Yoga teachers have said similar things to me: “You wouldn’t kick your legs upside down until you thought I was holding you, but really my hands weren’t even touching you.”
What is it that falsely convinces us that we are incapable of doing things – whether climbing a rock or getting a job or finding a romantic partner or expressing our zany vibrant selves in radiant and healthy ways? And what is it about having a friend’s support that changes our perception, that inspires us to push forward in our endeavors?
When fear overtakes us and the voice from our inner void pulsates with a mantra of “You can’t,” our egos flex into gear – the part of ourselves that thinks we are weak and inadequate beings separated from the consistently flowing Divine Source. Maybe if we were always on our A-game, we could recognize when this happens and re-affirm “I am capable of doing anything,” but sometimes we slip up and buy into unhelpful concepts such as lack, inadequacy, and impossibility.
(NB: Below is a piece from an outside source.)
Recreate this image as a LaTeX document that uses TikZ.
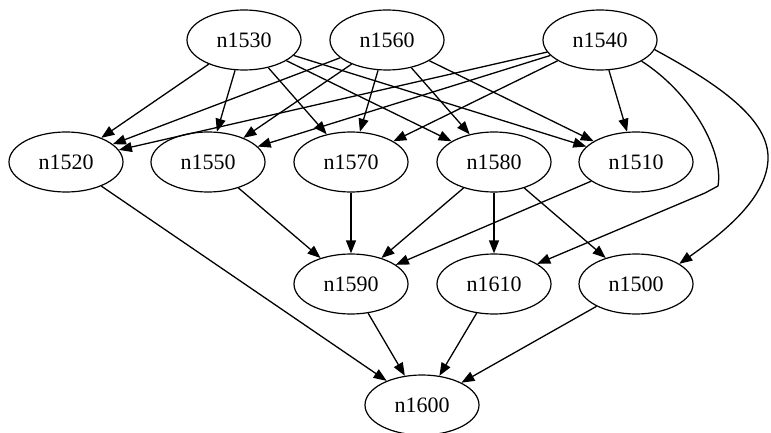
\documentclass[tikz,border=0pt]{standalone}
\usepackage{fontspec}
\setmainfont{Liberation Serif}
\usetikzlibrary{shapes.geometric,arrows.meta}
\tikzset{
  gnode/.style={draw, ellipse, line width=1.2pt, minimum width=114pt, minimum height=60pt, inner sep=0pt,
    font=\fontsize{22}{24}\selectfont},
  edge/.style={line width=1.3pt, -{Triangle[length=13pt,width=10pt]}}
}
\begin{document}
\begin{tikzpicture}[x=1pt,y=-1pt]
\useasboundingbox (0,0) rectangle (771,433);
% top row
\node[gnode] (n1530) at (244,40) {n1530};
\node[gnode] (n1560) at (387,40) {n1560};
\node[gnode] (n1540) at (600,40) {n1540};
% second row
\node[gnode] (n1520) at (66,162) {n1520};
\node[gnode] (n1550) at (208,162) {n1550};
\node[gnode] (n1570) at (351,162) {n1570};
\node[gnode] (n1580) at (494,162) {n1580};
\node[gnode] (n1510) at (636,162) {n1510};
% third row
\node[gnode] (n1590) at (351,284) {n1590};
\node[gnode] (n1610) at (494,284) {n1610};
\node[gnode] (n1500) at (636,284) {n1500};
% bottom
\node[gnode] (n1600) at (422,405) {n1600};

% from n1530
\draw[edge] (n1530) -- (n1520);
\draw[edge] (n1530) -- (n1550);
\draw[edge] (n1530) -- (n1570);
\draw[edge] (n1530) -- (n1580);
\draw[edge] (n1530) -- (n1510);
% from n1560
\draw[edge] (n1560) -- (n1520);
\draw[edge] (n1560) -- (n1550);
\draw[edge] (n1560) -- (n1570);
\draw[edge] (n1560) -- (n1580);
\draw[edge] (n1560) -- (n1510);
% from n1540
\draw[edge] (n1540) -- (n1520);
\draw[edge] (n1540) -- (n1550);
\draw[edge] (n1540) -- (n1570);
\draw[edge] (n1540) -- (n1510);
\coordinate (k1) at (718,186);
\coordinate (k2) at (705,193);
\draw[edge] (n1540.-27) .. controls (690,92) and (724,150) .. (k1) -- (k2) -- (n1610.25);
\coordinate (m1) at (768,160);
\draw[edge] (n1540.-10) .. controls (720,85) and (770,120) .. (m1) .. controls (766,200) and (720,235) .. (n1500.25);
% second row to third
\draw[edge] (n1550) -- (n1590);
\draw[edge] (n1570) -- (n1590);
\draw[edge] (n1580) -- (n1590);
\draw[edge] (n1580) -- (n1610);
\draw[edge] (n1580) -- (n1500);
\draw[edge] (n1510) -- (n1590);
% to bottom
\draw[edge] (n1520) -- (n1600);
\draw[edge] (n1590) -- (n1600);
\draw[edge] (n1610) -- (n1600);
\draw[edge] (n1500) -- (n1600);
\end{tikzpicture}
\end{document}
We are on Earth to give and grow and taste and love and dance and express, and when we start falling into the negative attitudes and mindsets of “I will never accomplish this goal,” or “Everything always has to be difficult,” then by golly I would HOPE our friends are the ones offering their hands and nudging us towards our true potential, even if they aren’t the ones valiantly saving us from destruction.
If Mark hadn’t helped me up all of those times, whether it was physical or psychological, I would have slithered right back down those rocks and refused to keep climbing with him. That is the unfortunate power of the ego.
So maybe that’s what our friendships are for. To empower us with the confidence to push forward and achieve what we are already capable of doing. To poke and guide us along with loving assistance, even when we realize in the end that our power was in the same place that it has always been – inside our Selves.